By Ojaswini Srivastava:

If I ask what marriage is, someone from my generation may describe it as the commitment to spend one’s life with someone they love by being loyal, honest and loving forever. If I ask the same question to maybe someone form my father’s generation, the answer can be like, it’s a sacred bond, made in heaven, by which we are fated to be tied and live happily thereafter, together, in a union of two families and so on …

My question anyway is not what is marriage but why marriage? Why is marriage so inevitable? Why cannot one decide and declare to live one’s life without marriage? I am sure this question will enrage many. Well, if I ask single people generally, who all want to marry? I am sure 90% will say yes, and I am among those 90%. I too wish to meet someone special, get married and settle down. But what about the remaining 10%? Why are they seen as a great exception? Why do they seem so unreal to rest of the world? If someone believes they cannot marry, or they feel they do not want to marry, why pressurize them under the burden of tradition’s name? I guess it is a better option not to marry than get trapped in a marriage, then fall apart, take divorce and ruin lives. (I of course don’t say that every person who is married under family pressure falls apart later on, love happens, but many do fall apart, and many remain trapped in a loveless bond lifelong).
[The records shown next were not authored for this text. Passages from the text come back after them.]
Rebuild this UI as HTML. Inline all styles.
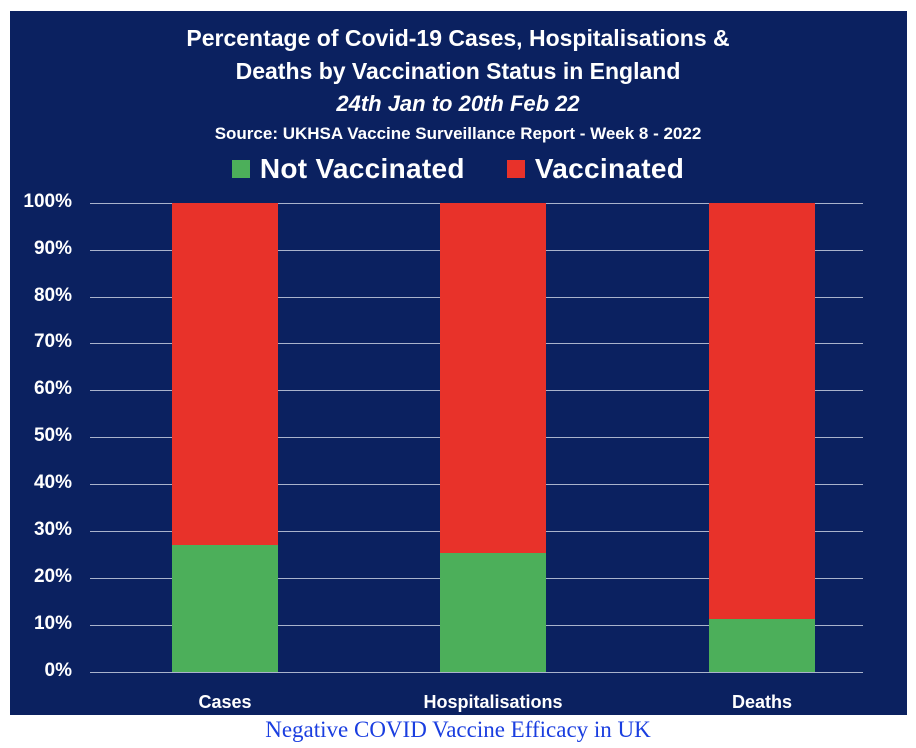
<!DOCTYPE html><html><head><style>
body{margin:0;width:916px;height:748px;background:#fff;font-family:"Liberation Sans",sans-serif;position:relative;overflow:hidden}
.p{position:absolute;left:10px;top:11px;width:897px;height:704px;background:#0b2160}
.t{position:absolute;left:0;width:916px;text-align:center;color:#fff;font-weight:bold}
.g{position:absolute;left:90px;width:773px;height:1px;background:#aab3cc}
.y{position:absolute;left:0;width:72px;text-align:right;color:#fff;font-weight:bold;font-size:19px}
.b{position:absolute;width:106px}
.x{position:absolute;color:#fff;font-weight:bold;font-size:18px;text-align:center;width:200px;top:692px}
</style></head><body>
<div class="p"></div>
<div class="t" style="top:25px;font-size:23px">Percentage of Covid-19 Cases, Hospitalisations &amp;</div>
<div class="t" style="top:58px;font-size:23px">Deaths by Vaccination Status in England</div>
<div class="t" style="top:91px;font-size:22px;font-style:italic">24th Jan to 20th Feb 22</div>
<div class="t" style="top:124px;font-size:17px">Source: UKHSA Vaccine Surveillance Report - Week 8 - 2022</div>
<div class="t" style="top:153px;font-size:28px;letter-spacing:0.3px"><span style="display:inline-block;width:18px;height:18px;background:#4caf5a;margin-right:10px"></span>Not Vaccinated <span style="display:inline-block;width:18px;height:18px;background:#e8322a;margin:0 10px 0 34px"></span>Vaccinated</div>
<div class="g" style="top:203px"></div><div class="g" style="top:250px"></div><div class="g" style="top:297px"></div><div class="g" style="top:343px"></div><div class="g" style="top:390px"></div><div class="g" style="top:437px"></div><div class="g" style="top:484px"></div><div class="g" style="top:531px"></div><div class="g" style="top:578px"></div><div class="g" style="top:625px"></div><div class="g" style="top:672px"></div>
<div class="y" style="top:191px">100%</div><div class="y" style="top:238px">90%</div><div class="y" style="top:285px">80%</div><div class="y" style="top:331px">70%</div><div class="y" style="top:378px">60%</div><div class="y" style="top:425px">50%</div><div class="y" style="top:472px">40%</div><div class="y" style="top:519px">30%</div><div class="y" style="top:566px">20%</div><div class="y" style="top:613px">10%</div><div class="y" style="top:660px">0%</div>
<div class="b" style="left:172px;top:203px;height:342px;background:#e8322a"></div>
<div class="b" style="left:172px;top:545px;height:127px;background:#4caf5a"></div>
<div class="b" style="left:440px;top:203px;height:350px;background:#e8322a"></div>
<div class="b" style="left:440px;top:553px;height:119px;background:#4caf5a"></div>
<div class="b" style="left:709px;top:203px;height:416px;background:#e8322a"></div>
<div class="b" style="left:709px;top:619px;height:53px;background:#4caf5a"></div>
<div class="x" style="left:125px">Cases</div>
<div class="x" style="left:393px">Hospitalisations</div>
<div class="x" style="left:662px">Deaths</div>
<div style="position:absolute;top:717px;left:0;width:916px;text-align:center;font-family:'Liberation Serif',serif;font-size:23px;color:#1a3ee0">Negative COVID Vaccine Efficacy in UK</div>
</body></html>
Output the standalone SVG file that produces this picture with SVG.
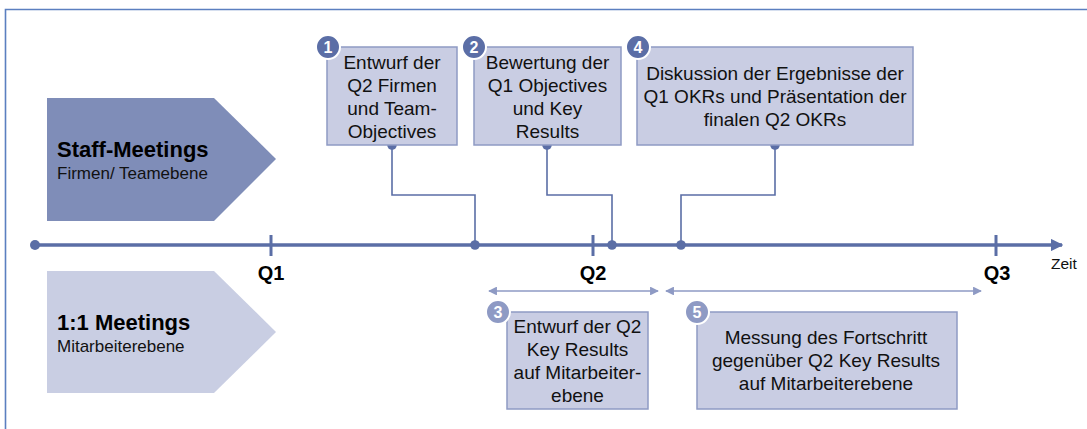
<svg xmlns="http://www.w3.org/2000/svg" width="1087" height="429" viewBox="0 0 1087 429">
  <defs>
    <style>
      .frame{fill:none;stroke:#5b7fc0;stroke-width:1.6}
      .box{fill:#c9cde3;stroke:#8e9ac4;stroke-width:1.5}
      .txt{font-family:"Liberation Sans",Arial,sans-serif;font-size:19px;fill:#111;text-anchor:middle}
      .title{font-family:"Liberation Sans",Arial,sans-serif;font-size:22px;font-weight:bold;fill:#000}
      .sub{font-family:"Liberation Sans",Arial,sans-serif;font-size:17px;fill:#111}
      .q{font-family:"Liberation Sans",Arial,sans-serif;font-size:20px;font-weight:bold;fill:#000;text-anchor:middle}
      .zeit{font-family:"Liberation Sans",Arial,sans-serif;font-size:15.5px;fill:#111}
      .badgeD{fill:#5b6ea6;stroke:#fff;stroke-width:2}
      .badgeL{fill:#8e9ac4;stroke:#fff;stroke-width:2}
      .num{font-family:"Liberation Sans",Arial,sans-serif;font-size:16px;font-weight:bold;fill:#fff;text-anchor:middle}
      .axis{stroke:#5b6ea6;stroke-width:3.5;fill:none}
      .tick{stroke:#5b6ea6;stroke-width:3;fill:none}
      .conn{stroke:#5b6ea6;stroke-width:1.6;fill:none}
      .dot{fill:#5b6ea6}
      .span{stroke:#8e9ac4;stroke-width:1.6;fill:none}
    </style>
    <marker id="axisHead" viewBox="0 0 10 10" refX="9" refY="5" markerWidth="3.6" markerHeight="3.6" markerUnits="strokeWidth" orient="auto">
      <path d="M0,0 L10,5 L0,10 Z" fill="#5b6ea6"/>
    </marker>
    <marker id="spanHead" viewBox="0 0 10 10" refX="9" refY="5" markerWidth="6.5" markerHeight="5.5" markerUnits="strokeWidth" orient="auto-start-reverse">
      <path d="M0,0 L10,5 L0,10 Z" fill="#8e9ac4"/>
    </marker>
  </defs>

  <rect width="1087" height="429" fill="#fff"/>
  <path class="frame" d="M5.5,429 L5.5,9.5 L1087,9.5"/>

  <g id="staff-meetings">
    <polygon points="47,98 214,98 276,159 214,221 47,221" fill="#7f8db8"/>
    <text class="title" x="57" y="157">Staff-Meetings</text>
    <text class="sub" x="57" y="179">Firmen/ Teamebene</text>
  </g>

  <g id="one-on-one-meetings">
    <polygon points="47,271 214,271 276,332 214,393 47,393" fill="#c9cee3"/>
    <text class="title" x="57" y="330">1:1 Meetings</text>
    <text class="sub" x="57" y="352">Mitarbeiterebene</text>
  </g>

  <g id="timeline">
    <line class="axis" x1="35" y1="245" x2="1062" y2="245" marker-end="url(#axisHead)"/>
    <circle class="dot" cx="35" cy="245" r="5"/>
    <line class="tick" x1="271" y1="235" x2="271" y2="256"/>
    <line class="tick" x1="593" y1="235" x2="593" y2="256"/>
    <line class="tick" x1="996" y1="235" x2="996" y2="256"/>
    <text class="q" x="271" y="280">Q1</text>
    <text class="q" x="593" y="280">Q2</text>
    <text class="q" x="997" y="280">Q3</text>
    <text class="zeit" x="1051" y="269">Zeit</text>
  </g>

  <g id="connectors">
    <polyline class="conn" points="392,145 392,195 475,195 475,245"/>
    <circle class="dot" cx="392" cy="145" r="4.8"/>
    <circle class="dot" cx="475" cy="245" r="4.8"/>
    <polyline class="conn" points="547,145 547,195 612,195 612,245"/>
    <circle class="dot" cx="547" cy="145" r="4.8"/>
    <circle class="dot" cx="612" cy="245" r="4.8"/>
    <polyline class="conn" points="775,145 775,195 681,195 681,245"/>
    <circle class="dot" cx="775" cy="145" r="4.8"/>
    <circle class="dot" cx="681" cy="245" r="4.8"/>
    <line class="span" x1="489" y1="291" x2="658" y2="291" marker-start="url(#spanHead)" marker-end="url(#spanHead)"/>
    <line class="span" x1="666" y1="291" x2="981" y2="291" marker-start="url(#spanHead)" marker-end="url(#spanHead)"/>
  </g>

  <g id="step1">
    <rect class="box" x="327" y="47" width="130" height="98"/>
    <text class="txt" x="392" y="69">Entwurf der</text>
    <text class="txt" x="392" y="92">Q2 Firmen</text>
    <text class="txt" x="392" y="115">und Team-</text>
    <text class="txt" x="392" y="138">Objectives</text>
    <circle class="badgeD" cx="328" cy="47" r="12"/>
    <text class="num" x="328" y="53">1</text>
  </g>

  <g id="step2">
    <rect class="box" x="474" y="47" width="147" height="98"/>
    <text class="txt" x="547.5" y="69">Bewertung der</text>
    <text class="txt" x="547.5" y="92">Q1 Objectives</text>
    <text class="txt" x="547.5" y="115">und Key</text>
    <text class="txt" x="547.5" y="138">Results</text>
    <circle class="badgeD" cx="474" cy="47" r="12"/>
    <text class="num" x="474" y="53">2</text>
  </g>

  <g id="step4">
    <rect class="box" x="637" y="47" width="276" height="98"/>
    <text class="txt" x="775" y="80">Diskussion der Ergebnisse der</text>
    <text class="txt" x="775" y="103">Q1 OKRs und Präsentation der</text>
    <text class="txt" x="775" y="126">finalen Q2 OKRs</text>
    <circle class="badgeD" cx="638" cy="47" r="12"/>
    <text class="num" x="638" y="53">4</text>
  </g>

  <g id="step3">
    <rect class="box" x="507" y="312" width="141" height="97"/>
    <text class="txt" x="577.5" y="333">Entwurf der Q2</text>
    <text class="txt" x="577.5" y="356">Key Results</text>
    <text class="txt" x="577.5" y="379">auf Mitarbeiter-</text>
    <text class="txt" x="577.5" y="402">ebene</text>
    <circle class="badgeL" cx="498" cy="312" r="12"/>
    <text class="num" x="498" y="318">3</text>
  </g>

  <g id="step5">
    <rect class="box" x="697" y="312" width="260" height="97"/>
    <text class="txt" x="826" y="344">Messung des Fortschritt</text>
    <text class="txt" x="826" y="367">gegenüber Q2 Key Results</text>
    <text class="txt" x="826" y="390">auf Mitarbeiterebene</text>
    <circle class="badgeL" cx="697" cy="312" r="12"/>
    <text class="num" x="697" y="318">5</text>
  </g>
</svg>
Just the other day I was having a conversation with my father when he said, “it is good for girls to get married early”. There came this thought in me. Why?

This superficial belief of our society that a girl should get married by twenty five years of age and a guy must get married by thirty (or whatever the so-called ‘ideal age’ is) sounds absolutely illogical. Why a girl who does not wish to get married at the age of twenty five but a few years later, or why a girl who wishes to spend her life looking after her family, has to get married, because it is essential for the society?

I have a friend who is the only child of her parents. She keeps listing the various things she wants to do for them. But just the other moment she regrets. She has to get married and go away to be a part of another family, so she won’t be able to always be around her parents and look after them. Only because she is a girl she cannot stay with them all her life, and love them and fulfil their each and every need like till now they have done for her. I ask why?

This entire debate around getting married, and that too at the ‘conventionally correct age’, kills me inside every day, (perhaps because I know I too am soon going to get shot with this bow). This concept is brim with the lack of logic. It is reflective of our hypocrisy.

My argument is twofold. Firstly, why a guy is eligible for marriage even at the age of thirty but a girl isn’t? Secondly, why everyone must get married?

I am sure with these thoughts of mine I am going to provoke a huge bunch of people, but at the same time it will also be something that another bunch of people will connect to. My point is, please don’t impose traditions. Yes, it does give us a sense of the past, a sense of who we are, but let every generation also make its own traditions, formed on their indigenous beliefs. It is high time we dare to break those conventions which we secretly know are illogical, and thus add a little more meaning to our society. Let’s get married by choice and not by force. Let there not be any irrational deadlines of the ‘ideal matrimony age’, or even the idea of marriage being a necessity. I agree marriage bonds people, flows love, leads the cycle of human life and progeny and all that, but don’t you agree it will be more sensible if all of it is a willing choice? Please don’t compromise on human dignity by forcing a fellow human into what is called the ‘sacred knot’. Let them make an independent choice.

As I earlier said, there are only 10% single people, who will not want to marry. Please allow them that space. And for the other part of my argument I conclude by requesting you to think over the logic of this ‘ideal age for marriage’ that we have and kindly make an attempt to reform your thought process.